Severe acute respiratory syndrome coronavirus-2 (SARS-CoV-2) is a novel coronavirus that has caused a worldwide pandemic of the human respiratory illness COVID-19, resulting in a severe threat to public health and safety. Analysis of the genetic tree suggests that SARS-CoV-2 belongs to the same Betacoronavirus group as severe acute respiratory syndrome coronavirus (SARS-CoV) and Middle East respiratory syndrome coronavirus (MERS-CoV). Although the route for viral transmission remains a mystery, SARS-CoV-2 may have originated in an animal reservoir, likely that of bat. The clinical features of COVID-19, such as fever, cough, shortness of breath, and fatigue, are similar to those of many acute respiratory infections. There is currently no specific treatment for COVID-19, but antiviral therapy combined with supportive care is the main strategy. Here, we summarize recent progress in understanding the epidemiological, virological, and clinical characteristics of COVID-19 and discuss potential targets with existing drugs for the treatment of this emerging zoonotic disease.

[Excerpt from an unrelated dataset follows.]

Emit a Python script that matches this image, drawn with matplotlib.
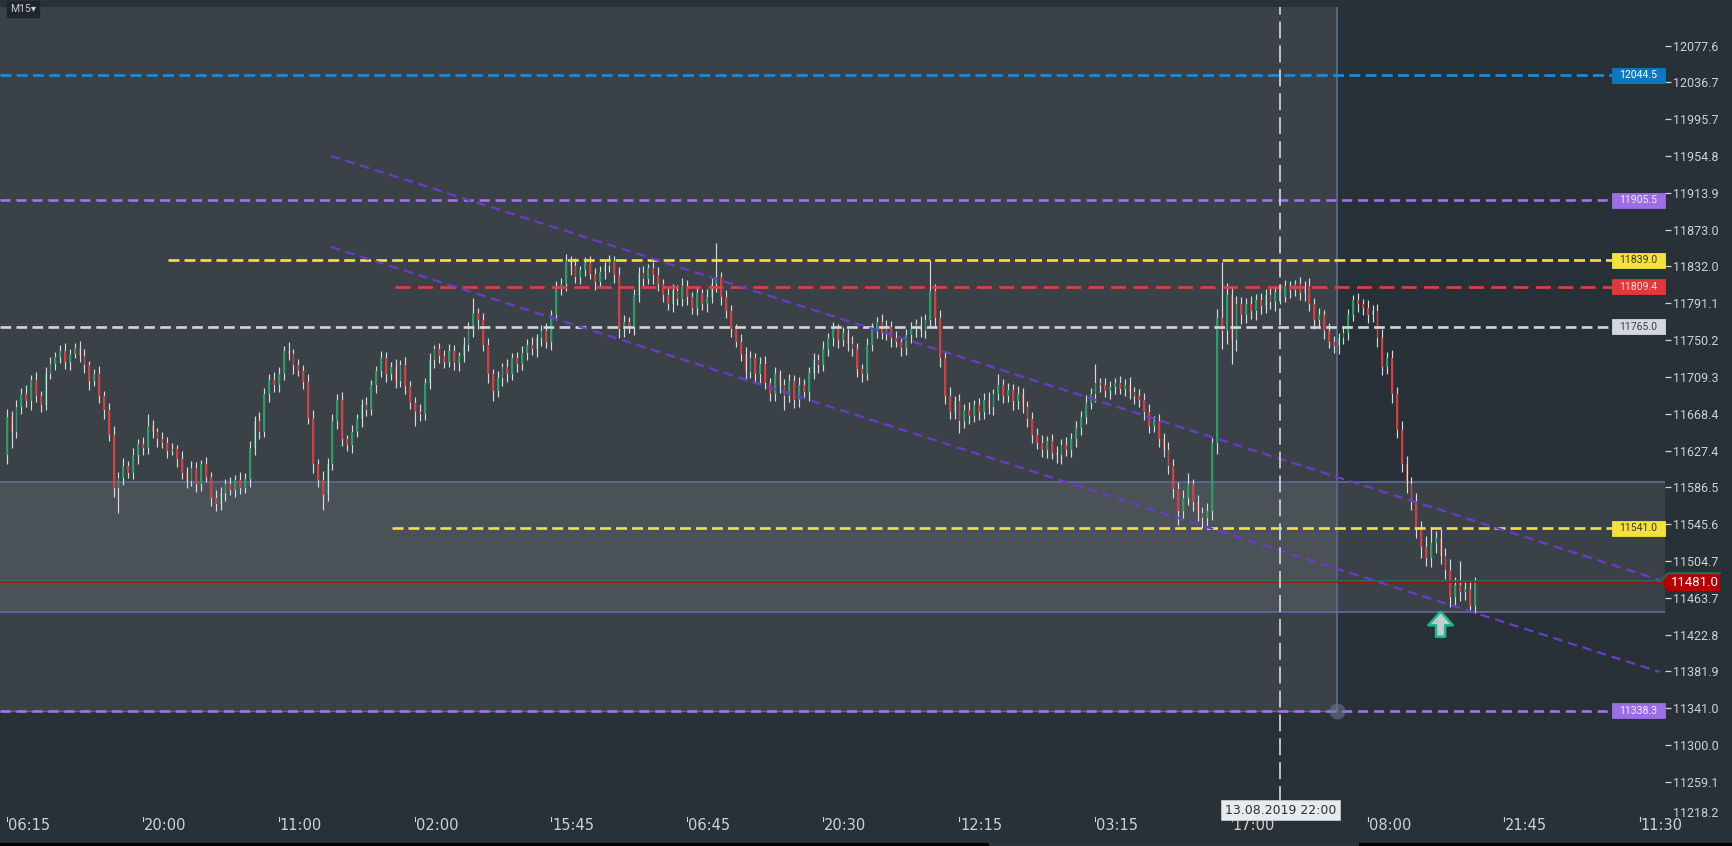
import numpy as np
import matplotlib.pyplot as plt
from matplotlib import transforms
from matplotlib.patches import Rectangle, Polygon

plt.rcParams['font.family'] = ['Roboto', 'DejaVu Sans']
plt.rcParams['lines.scale_dashes'] = False

# ---- candle data (M15, thinned to every other bar) ----
first_open = 11622
closes = [
    11665, 11648, 11676, 11690, 11682, 11706, 11688, 11678, 11712, 11724,
    11731, 11738, 11726, 11735, 11741, 11733, 11722, 11705, 11712, 11688,
    11672, 11645, 11586, 11597, 11610, 11603, 11622, 11635, 11630, 11655,
    11648, 11640, 11636, 11627, 11629, 11618, 11603, 11594, 11608, 11590,
    11612, 11598, 11575, 11568, 11580, 11590, 11584, 11595, 11586, 11596,
    11630, 11660, 11648, 11690, 11706, 11700, 11712, 11738, 11735, 11722,
    11716, 11704, 11664, 11612, 11595, 11578, 11612, 11660, 11684, 11640,
    11634, 11648, 11662, 11678, 11673, 11700, 11716, 11730, 11712, 11720,
    11705, 11723, 11699, 11680, 11670, 11668, 11702, 11728, 11740, 11733,
    11726, 11738, 11725, 11732, 11745, 11762, 11780, 11772, 11745, 11712,
    11694, 11708, 11720, 11712, 11730, 11724, 11736, 11745, 11740, 11752,
    11760, 11748, 11778, 11808, 11812, 11838, 11832, 11820, 11828, 11836,
    11824, 11815, 11826, 11832, 11838, 11822, 11762, 11770, 11765, 11800,
    11825, 11818, 11830, 11822, 11812, 11800, 11790, 11805, 11796, 11810,
    11798, 11786, 11802, 11790, 11798, 11812, 11820, 11798, 11782, 11762,
    11748, 11735, 11715, 11730, 11712, 11724, 11702, 11690, 11712, 11700,
    11688, 11705, 11684, 11700, 11692, 11714, 11728, 11722, 11740, 11752,
    11762, 11750, 11758, 11746, 11740, 11718, 11712, 11745, 11762, 11770,
    11758, 11765, 11752, 11748, 11741, 11756, 11762, 11768, 11760, 11772,
    11805, 11775, 11730, 11688, 11670, 11682, 11660, 11672, 11666, 11678,
    11670, 11684, 11676, 11690, 11700, 11688, 11695, 11682, 11690, 11676,
    11662, 11645, 11636, 11628, 11638, 11625, 11622, 11634, 11628, 11640,
    11652, 11665, 11680, 11690, 11702, 11700, 11694, 11698, 11702, 11696,
    11700, 11692, 11688, 11684, 11670, 11655, 11660, 11640, 11628, 11610,
    11585, 11560, 11575, 11590, 11570, 11558, 11552, 11560, 11636, 11775,
    11760, 11800, 11750, 11790, 11778, 11790, 11782, 11795, 11788, 11800,
    11792, 11804, 11798, 11810, 11806, 11812, 11803, 11810, 11790, 11772,
    11778, 11760, 11748, 11744, 11752, 11758, 11778, 11795, 11790, 11786,
    11778, 11782, 11752, 11720, 11730, 11690, 11650, 11612, 11590, 11570,
    11540, 11520, 11508, 11525, 11530, 11510, 11495, 11465, 11478, 11470,
    11474, 11455, 11481,
]
# wick lengths above the body top / below the body bottom (points)
upper_wick = [
    9, 6, 8, 7, 10, 5, 9, 6, 8, 7,
    6, 7, 9, 5, 6, 8, 7, 5, 6, 9,
    6, 8, 10, 7, 9, 6, 8, 5, 7, 13,
    6, 5, 8, 6, 7, 5, 9, 6, 8, 7,
    5, 8, 6, 9, 7, 6, 8, 5, 9, 7,
    8, 6, 10, 7, 6, 9, 8, 6, 10, 5,
    7, 6, 9, 8, 6, 10, 7, 8, 6, 9,
    5, 8, 6, 7, 9, 6, 5, 8, 7, 6,
    9, 5, 8, 6, 7, 9, 6, 8, 5, 7,
    6, 8, 7, 5, 9, 8, 17, 6, 8, 7,
    6, 8, 5, 9, 6, 7, 8, 6, 9, 5,
    7, 9, 6, 8, 7, 8, 6, 9, 5, 7,
    8, 6, 7, 5, 7, 6, 9, 8, 6, 7,
    6, 8, 5, 7, 9, 6, 8, 7, 6, 9,
    7, 6, 8, 5, 9, 7, 38, 6, 8, 7,
    6, 9, 7, 8, 6, 7, 9, 6, 8, 5,
    7, 8, 6, 9, 7, 6, 8, 7, 9, 6,
    8, 6, 7, 5, 9, 7, 6, 8, 7, 6,
    9, 7, 6, 8, 5, 7, 8, 6, 9, 7,
    34, 8, 9, 7, 10, 6, 8, 7, 9, 6,
    8, 7, 9, 6, 12, 7, 8, 6, 9, 7,
    6, 8, 7, 9, 6, 8, 7, 6, 9, 7,
    8, 6, 9, 7, 22, 6, 8, 7, 6, 8,
    7, 9, 6, 8, 7, 9, 6, 8, 7, 9,
    8, 7, 9, 12, 6, 8, 7, 9, 6, 10,
    62, 14, 10, 9, 8, 7, 9, 6, 8, 7,
    9, 6, 8, 7, 6, 5, 8, 6, 9, 7,
    8, 6, 9, 7, 6, 8, 7, 5, 8, 6,
    9, 7, 8, 10, 7, 9, 8, 10, 9, 8,
    10, 9, 12, 17, 8, 10, 9, 12, 9, 27,
    8, 9, 6,
]
lower_wick = [
    9, 18, 7, 8, 6, 9, 7, 8, 6, 5,
    7, 6, 8, 9, 5, 7, 8, 10, 6, 8,
    9, 7, 10, 28, 8, 6, 7, 9, 8, 6,
    7, 9, 6, 8, 5, 9, 7, 8, 6, 9,
    8, 6, 9, 8, 7, 9, 6, 8, 7, 6,
    9, 7, 8, 6, 9, 7, 8, 6, 7, 9,
    6, 8, 7, 9, 8, 17, 7, 6, 9, 8,
    7, 9, 6, 8, 7, 6, 9, 7, 8, 6,
    8, 7, 9, 6, 15, 8, 7, 6, 9, 8,
    7, 6, 8, 9, 6, 7, 8, 9, 7, 10,
    12, 7, 9, 8, 6, 9, 7, 8, 6, 9,
    8, 7, 9, 6, 8, 7, 9, 6, 8, 7,
    6, 9, 7, 8, 6, 8, 9, 8, 7, 9,
    7, 8, 6, 9, 7, 8, 6, 9, 7, 8,
    9, 7, 8, 6, 9, 7, 8, 9, 7, 8,
    6, 8, 9, 7, 8, 9, 6, 8, 7, 9,
    16, 7, 9, 8, 6, 9, 7, 8, 6, 7,
    8, 9, 6, 8, 7, 9, 8, 6, 7, 9,
    7, 8, 9, 6, 8, 7, 9, 8, 6, 7,
    8, 9, 10, 9, 8, 7, 13, 8, 9, 7,
    9, 7, 8, 9, 6, 8, 7, 9, 8, 7,
    8, 9, 7, 8, 9, 7, 8, 9, 7, 8,
    9, 7, 8, 6, 9, 8, 7, 9, 8, 6,
    8, 7, 9, 8, 9, 8, 7, 9, 8, 9,
    10, 15, 9, 8, 10, 9, 11, 8, 10, 12,
    20, 14, 26, 12, 10, 9, 8, 10, 9, 8,
    7, 9, 8, 6, 9, 7, 8, 9, 7, 9,
    8, 9, 7, 8, 9, 6, 8, 7, 9, 8,
    9, 8, 10, 9, 8, 10, 9, 8, 10, 9,
    10, 12, 9, 10, 11, 9, 10, 12, 9, 10,
    9, 7, 8,
]

time_labels = ['06:15', '20:00', '11:00', '02:00', '15:45', '06:45', '20:30',
               '12:15', '03:15', '17:00', '08:00', '21:45', '11:30']
bars_per_label = 28
price_ticks = [12077.6, 12036.7, 11995.7, 11954.8, 11913.9, 11873.0, 11832.0,
               11791.1, 11750.2, 11709.3, 11668.4, 11627.4, 11586.5, 11545.6,
               11504.7, 11463.7, 11422.8, 11381.9, 11341.0, 11300.0, 11259.1]
bottom_tick = 11218.2

# drawn levels (price, first bar; None = from the left edge)
level_prices = [12044.5, 11905.5, 11839.0, 11809.4, 11765.0, 11541.0, 11338.3]
level_start = [None, None, 33.2, 79.9, None, 79.3, None]

# descending channel (bar, price at both ends)
channel_bars = [66.7, 340.1]
channel_upper = [11954.8, 11483.5]
channel_lower = [11853.6, 11381.3]

# zones
band_top, band_bottom = 11592.8, 11448.3
range_end_bar, range_low = 273.7, 11338.3
cursor_bar, cursor_label = 262, '13.08.2019 22:00'
signal_bar, signal_tip, signal_tail = 295, 11448.3, 11420.5
last_price = 11481.0

# ---- styles ----
BG = '#283137'
AXC = '#cdd2d5'
GREEN, RED, WICK = '#22a267', '#e23a3c', '#d5dadd'
ZONE_EDGE = '#5c6792'
level_line_colors = ['#1b8fd2', '#a074ec', '#f2e43a', '#e0403f', '#d0d6da', '#f2e43a', '#a074ec']
level_box_colors = ['#0b79c2', '#9c6de4', '#f4e23a', '#e2383a', '#d2d8dc', '#f4e23a', '#9c6de4']
level_text_colors = ['#ffffff', '#f3ecff', '#3a3a2a', '#f8dede', '#3a4248', '#3a3a2a', '#f3ecff']
level_dashes = [(7.9, 3.8), (7.2, 4.3), (7.9, 3.6), (10.8, 5.3), (7.7, 3.8), (7.9, 3.6), (7.2, 4.3)]

W, H = 1732, 846
fig = plt.figure(figsize=(W / 100, H / 100), dpi=100, facecolor=BG)
ax = fig.add_axes([0, 3 / H, 1665 / W, 836 / H])
ax.set_facecolor(BG)
for s in ax.spines.values():
    s.set_visible(False)

px_per_bar = 136.1 / bars_per_label
x_left = -6.7 / px_per_bar
x_right = x_left + 1665 / px_per_bar
y_low, y_high = 11191.2, 12120.4
ax.set_xlim(x_left, x_right)
ax.set_ylim(y_low, y_high)
box_left = x_left + 1612 / px_per_bar
px_per_point = 836 / (y_high - y_low)

# highlighted zones
ax.add_patch(Rectangle((x_left, range_low), range_end_bar - x_left, y_high - range_low,
                       fc='white', alpha=0.085, lw=0, zorder=0))
ax.add_patch(Rectangle((x_left, band_bottom), x_right - x_left, band_top - band_bottom,
                       fc='white', alpha=0.085, lw=0, zorder=0))
ax.hlines([band_top, band_bottom], x_left, x_right, color=ZONE_EDGE, lw=1.4, zorder=1)
ax.vlines(range_end_bar, range_low, y_high, color=ZONE_EDGE, lw=1.3, zorder=1)
ax.hlines(range_low, x_left, range_end_bar, color=ZONE_EDGE, lw=1.0, zorder=1)

# candles
c = np.array(closes, dtype=float)
o = np.concatenate([[first_open], c[:-1]])
x = np.arange(len(c))
top = np.maximum(o, c)
bot = np.minimum(o, c)
ax.vlines(x, bot - np.array(lower_wick), top + np.array(upper_wick),
          color=WICK, lw=0.85, zorder=3)
ax.bar(x, np.maximum(top - bot, 1.6), bottom=bot, width=0.36,
       color=np.where(c >= o, GREEN, RED), lw=0, zorder=4)

# last price line (green over red)
ax.axhline(last_price, color='#b00000', lw=1.1, zorder=5)
up_tr = transforms.offset_copy(ax.transData, fig=fig, x=0, y=1.6, units='dots')
ax.plot([x_left, x_right], [last_price, last_price], color='#0d8050', lw=1.1,
        transform=up_tr, zorder=5)

# horizontal levels
for p, st, lc, ds in zip(level_prices, level_start, level_line_colors, level_dashes):
    ax.plot([x_left if st is None else st, box_left], [p, p], color=lc, lw=1.9,
            dashes=ds, zorder=6, solid_capstyle='butt', dash_capstyle='butt')

# channel
for ys in (channel_upper, channel_lower):
    ax.plot(channel_bars, ys, color='#6a3cc8', lw=1.6, dashes=(6.8, 4.2), zorder=6)

# cursor line with date label
inv = ax.transData.inverted()
cursor_bottom = inv.transform((0, H - 803))[1]
ax.plot([cursor_bar, cursor_bar], [cursor_bottom, y_high], color='#c8cdd1', lw=1.3,
        dashes=(12.2, 5.0), zorder=6)
bx = transforms.blended_transform_factory(ax.transData, fig.transFigure)
ax.text(cursor_bar, (H - 810) / H, cursor_label, transform=bx, ha='center', va='center',
        fontsize=9, color='#2b2f33', family=['Liberation Sans Narrow', 'DejaVu Sans'],
        bbox=dict(boxstyle='square,pad=0.3', fc='#e8ebed', ec='#c4c8cc', lw=0.6), zorder=8)

# range handle
ax.plot(range_end_bar, range_low, 'o', ms=11.5, color='#6a7590', alpha=0.6, mec='none',
        zorder=7)

# signal arrow
ax.annotate('', xy=(signal_bar, signal_tip), xytext=(signal_bar, signal_tail),
            arrowprops=dict(arrowstyle='simple,head_length=0.75,head_width=1.35,tail_width=0.5',
                            mutation_scale=13, fc='#c3cbcf', ec='#1cb98b', lw=1.8,
                            shrinkA=0, shrinkB=0),
            zorder=7)

# level boxes on the right (53 x 15 px)
box_h = 15 / px_per_point
for p, bc, tc in zip(level_prices, level_box_colors, level_text_colors):
    ax.add_patch(Rectangle((box_left, p - box_h / 2), x_right - box_left, box_h,
                           fc=bc, ec=bc, lw=0.6, zorder=9, clip_on=False))
    ax.text((box_left + x_right) / 2, p, f'{p:.1f}', ha='center', va='center',
            fontsize=7.6, color=tc, zorder=10, clip_on=False)

# price axis
ax.yaxis.tick_right()
ax.set_yticks(price_ticks)
ax.set_yticklabels([f'{t:.1f}' for t in price_ticks])
ax.tick_params(axis='y', direction='out', length=4.6, width=0.9, color=AXC,
               labelcolor=AXC, labelsize=9, pad=1)
ax.set_xticks([])
fig.text(1673 / W, (H - 813) / H, f'{bottom_tick:.1f}', ha='left', va='center',
         fontsize=9, color=AXC)

# last price tag
y_px = ax.transData.transform((0, last_price))[1]
tag = [(1661, y_px), (1668, y_px + 9), (1720, y_px + 9), (1720, y_px - 9), (1668, y_px - 9)]
fig.add_artist(Polygon(tag, closed=True, fc='#b40000', ec='none', transform=None))
fig.add_artist(plt.Line2D([1661, 1668, 1720], [y_px + 1.5, y_px + 9, y_px + 9],
                          color='#0d8050', lw=1.3, transform=None))
fig.text(1695 / W, y_px / H, f'{last_price:.1f}', ha='center', va='center',
         fontsize=9.5, color='white')

# time axis
for k, lab in enumerate(time_labels):
    xb = k * bars_per_label
    ax.plot([xb, xb], [(H - 817) / H, (H - 821) / H], transform=bx, color=AXC,
            lw=0.8, clip_on=False)
    ax.text(xb + 0.2, (H - 825) / H, lab, transform=bx, ha='left', va='center',
            fontsize=10.5, color=AXC, family=['Liberation Sans Narrow', 'DejaVu Sans'],
            clip_on=False)

# timeframe badge
fig.text(10 / W, (H - 9) / H, 'M15\u25BE', ha='left', va='center', fontsize=7.5,
         color='#c8cdd0', bbox=dict(boxstyle='square,pad=0.3', fc='#1e262b', ec='#1e262b'))

# scrollbar strip at the bottom
fig.add_artist(Rectangle((0, 0), 1, 3 / H, transform=fig.transFigure, fc='black', lw=0))
fig.add_artist(Rectangle((989 / W, 0), 370 / W, 3 / H, transform=fig.transFigure,
                         fc='#2c353b', lw=0))

fig.savefig('out.png', dpi=100, facecolor=fig.get_facecolor())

Conclusions and perspectives
SARS-CoV-2 is the third highly pathogenic HCoV discovered, which was first reported in Wuhan and has been rapidly spreading in China and beyond. As a global health concern, SARS-CoV-2 is more contagious, but less deadly, than SARS-CoV thus far. While bats have been implicated as the original hosts for SARS-CoV-2, its intermediate hosts as well as transmission routes among humans remain largely unclear. This novel coronavirus appears to use the same cell entry receptor—ACE2—as HCoV-NL63 and SARS-CoV, albeit with disparate disease severities (Fig 2). Since viruses are continually changing as a result of genetic selection, it is likely that SARS-CoV-2 will further adapt to the human host through mutations or recombination. Obtaining epidemiological information (e.g., contact history) and molecular diagnostic profiles of either animals or humans with SARS-CoV-2 can help us in understanding SARS-CoV-2 evolution and in developing preventive strategies or clinical interventions. Moreover, a large population-based cohort study of COVID-19 is needed to further determine molecular evidence of interhuman transmission and the disease’s clinical features, information that should be shared internationally. Most individuals with mild cases may recover fully without treatment, but those with severe cases definitively need ICU care. Drug repurposing may be an emerging option against COVID-19 because common molecular pathways contribute to many different pathogenic infections. Randomized controlled trials in patients on a large scale are required to evaluate the safety and efficacy of potential drugs in the treatment of SARS-CoV-2 infection. Finally, the long-term psychosocial impact of this epidemic on individual, national, and international levels remains to be evaluated after the end of this war on SARS-CoV-2.